Sechster Artikel. Der Glaube ist eine einige Tugend.
a) Dagegen spricht: I. Wie der Glaube, so ist auch die Weisheit und die Wissenschaft eine Gabe Gottes, nach Ephes. 5.; Isai. 2. Die Weisheit und die Wissenschaft aber unterscheiden sich voneinander, weil jene das Ewige, diese das Zeitliche berücksichtigt, nach Augustin. (13. de Trin. 19.) Da also der Glaube ebenfalls das Ewige berücksichtigt und manches Zeitliche, so scheinen da Teile im Glauben und somit verschiedene Tugenden des Glaubens angenommen werden zu müssen. II. Das Bekenntnis ist ein Akt des Glaubens. Nicht ein und dasselbe Bekenntnis des Glaubens aber ist bei allen; denn was wir als geschehen bekennen, das bekannten die Väter im Alten Bunde als zukünftig. Also ist da nicht ein und derselbe Glaube. III. Der Glaube ist gemeinsam allen Gläubigen. Nicht aber kann ein und dieselbe Eigenschaft oder Zuthat in verschiedenen Wesen sein. Also giebt es nicht ein und denselben Glauben für alle. Auf der anderen Seite sagt der Apostel (Ephes. 4.): „Ein Herr, ein Glaube.“
b) Ich antworte, von seiten des Gegenstandes könne nur ein Glaube sein; denn eine ist die erste Wahrheit, auf Grund deren allein wir glauben, was auch immer wir glauben. Von seiten der Personen jedoch, die am Glauben teilnehmen, ist er verschieden. Offenbar nun hat der Glaube, wie jeder Zustand, auf Grund des formalen Gegenstandes seine Gattung und hat nur sein Einzelsein auf Grund der einzelnen Person. Demnach ist der Glaube ein einiger der Gattung nach; er läßt jedoch eine Verschiedenheit der Zahl nach zu, je nachdem viele glauben. Nimmt man aber den Ausdruck „Glauben“ für das, was wir glauben, wie wir sagen, dieser, der katholische, ist mein Glaube; — so ist es ebenfalls ein einiger Glaube. Denn obgleich Verschiedenes zu glauben vorgestellt wird, läßt sich doch dies Alles auf Eines zurückführen.

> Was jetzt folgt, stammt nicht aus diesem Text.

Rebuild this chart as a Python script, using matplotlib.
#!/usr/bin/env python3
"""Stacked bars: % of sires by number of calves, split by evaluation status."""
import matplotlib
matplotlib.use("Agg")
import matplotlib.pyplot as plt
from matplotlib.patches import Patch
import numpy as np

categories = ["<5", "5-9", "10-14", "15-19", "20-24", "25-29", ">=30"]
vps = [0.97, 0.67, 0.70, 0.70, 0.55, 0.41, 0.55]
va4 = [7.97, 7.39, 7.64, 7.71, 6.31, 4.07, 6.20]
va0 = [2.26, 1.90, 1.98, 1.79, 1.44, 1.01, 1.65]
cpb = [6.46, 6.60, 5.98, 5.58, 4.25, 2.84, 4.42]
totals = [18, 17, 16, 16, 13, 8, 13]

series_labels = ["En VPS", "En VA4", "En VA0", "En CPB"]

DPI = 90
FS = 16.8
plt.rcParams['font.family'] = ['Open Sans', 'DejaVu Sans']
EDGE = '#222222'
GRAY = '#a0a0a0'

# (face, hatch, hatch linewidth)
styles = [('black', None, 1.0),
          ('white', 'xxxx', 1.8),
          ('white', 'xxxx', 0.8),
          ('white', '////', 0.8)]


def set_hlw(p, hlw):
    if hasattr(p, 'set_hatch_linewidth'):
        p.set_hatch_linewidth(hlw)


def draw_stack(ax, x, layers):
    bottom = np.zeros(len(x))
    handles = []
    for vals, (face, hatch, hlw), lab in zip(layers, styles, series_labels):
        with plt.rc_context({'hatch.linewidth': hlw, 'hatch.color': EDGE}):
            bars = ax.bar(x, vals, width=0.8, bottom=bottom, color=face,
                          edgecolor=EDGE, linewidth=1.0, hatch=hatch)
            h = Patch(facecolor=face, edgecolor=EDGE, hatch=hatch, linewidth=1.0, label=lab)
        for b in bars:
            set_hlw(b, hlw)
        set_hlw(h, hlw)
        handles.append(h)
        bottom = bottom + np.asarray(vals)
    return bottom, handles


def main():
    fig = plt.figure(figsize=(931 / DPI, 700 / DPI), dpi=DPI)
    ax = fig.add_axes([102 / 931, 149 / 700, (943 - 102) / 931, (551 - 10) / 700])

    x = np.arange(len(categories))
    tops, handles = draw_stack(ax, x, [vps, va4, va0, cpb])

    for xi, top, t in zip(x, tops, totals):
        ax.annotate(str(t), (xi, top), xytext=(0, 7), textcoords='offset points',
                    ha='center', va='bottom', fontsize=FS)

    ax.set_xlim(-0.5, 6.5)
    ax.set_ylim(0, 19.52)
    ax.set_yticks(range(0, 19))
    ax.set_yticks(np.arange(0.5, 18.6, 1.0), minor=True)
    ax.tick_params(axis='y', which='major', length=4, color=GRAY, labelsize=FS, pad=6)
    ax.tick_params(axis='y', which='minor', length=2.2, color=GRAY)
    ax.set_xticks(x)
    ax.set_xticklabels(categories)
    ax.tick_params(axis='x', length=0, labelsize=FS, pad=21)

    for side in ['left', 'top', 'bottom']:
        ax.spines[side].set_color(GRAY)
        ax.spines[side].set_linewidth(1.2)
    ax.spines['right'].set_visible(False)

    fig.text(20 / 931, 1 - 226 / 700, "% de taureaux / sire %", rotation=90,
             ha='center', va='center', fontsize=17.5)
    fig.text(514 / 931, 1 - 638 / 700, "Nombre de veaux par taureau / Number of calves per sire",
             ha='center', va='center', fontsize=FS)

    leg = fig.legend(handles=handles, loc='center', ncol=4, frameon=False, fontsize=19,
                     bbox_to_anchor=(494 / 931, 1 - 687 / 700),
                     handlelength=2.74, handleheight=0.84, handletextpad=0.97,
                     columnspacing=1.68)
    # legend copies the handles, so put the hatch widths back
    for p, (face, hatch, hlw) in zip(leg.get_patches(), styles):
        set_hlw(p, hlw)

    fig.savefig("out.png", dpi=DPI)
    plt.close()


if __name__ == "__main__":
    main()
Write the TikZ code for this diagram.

c) I. Zeitliche Verhältnisse gehören nur insoweit zum Glauben als sie Beziehung haben zu etwas Ewigem, nämlich zur ersten Wahrheit; sonach berücksichtigt der nämliche Glaube Zeitliches und Ewiges. Die Weisheit und Wissenschaft aber betrachten ewige und zeitliche Dinge nach deren eigens entsprechenden Gründen und nicht mit Beziehung auf ein und denselben Formalgrund. II. Diese Unterscheidung von „vergangen und zukünftig“ gründet nicht auf irgend einer Verschiedenheit in der geglaubten Sache; sondern auf verschiedenen Beziehungen zu der geglaubten Sache. III. Dies betrifft die Verschiedenheit in der Zahl der Gläubigen.